In this “unconventional, nonsequential, generational autobiography, AKA cultural memoir,” Moore, a professor of English at Ohio University, describes growing up as a child of the 1950s. “Panic” characterized his youth, as he watched “the symbols of safety and security” on television—Leave It to Beaver
, Father Knows Best
—while his real world fell apart. His mother had left his often-inebriated father, but couldn’t handle raising the children herself. “Paranoia” was the theme of his teen years, as JFK and King were assassinated; the draft and the Vietnam War drove young men to extremes; and characters like Charlie Manson, Squeaky Fromme, Mark David Chapman and John Hinckley Jr. all took aim at public figures.
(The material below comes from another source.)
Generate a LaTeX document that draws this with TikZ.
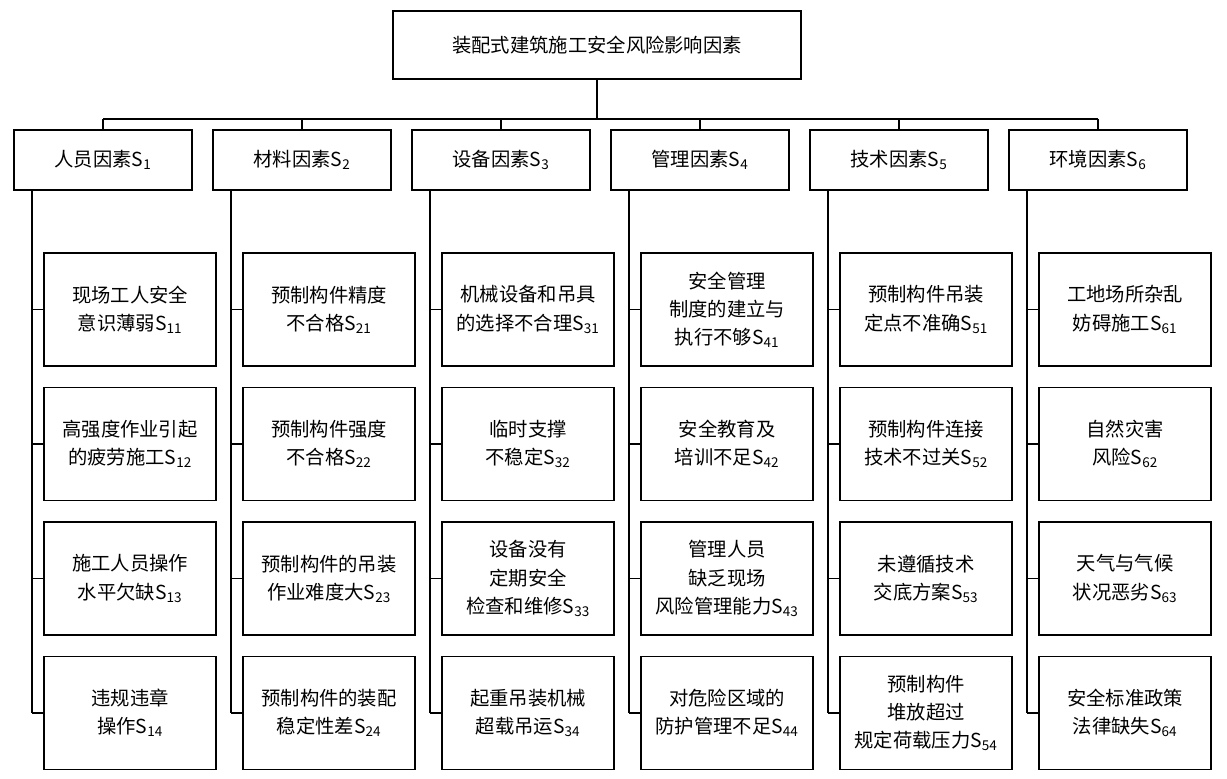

Moore’s own paranoia was only heightened by using LSD and smoking dope while tooling around in his VW Beetle. Miraculously, “desire began to overtake panic”; he discovered a passion for writing, which has focused him ever since. Moore lays all this out in a series of free-form, almost playful essays; only there’s something serious here, too, as he realizes our history seems to repeat itself: the Patriot Act sounds like 1984
and Iraq feels like Vietnam all over again. In the end, Moore (The Accidental Buddhist
) takes readers on a quirky, entertaining joyride. (Mar.)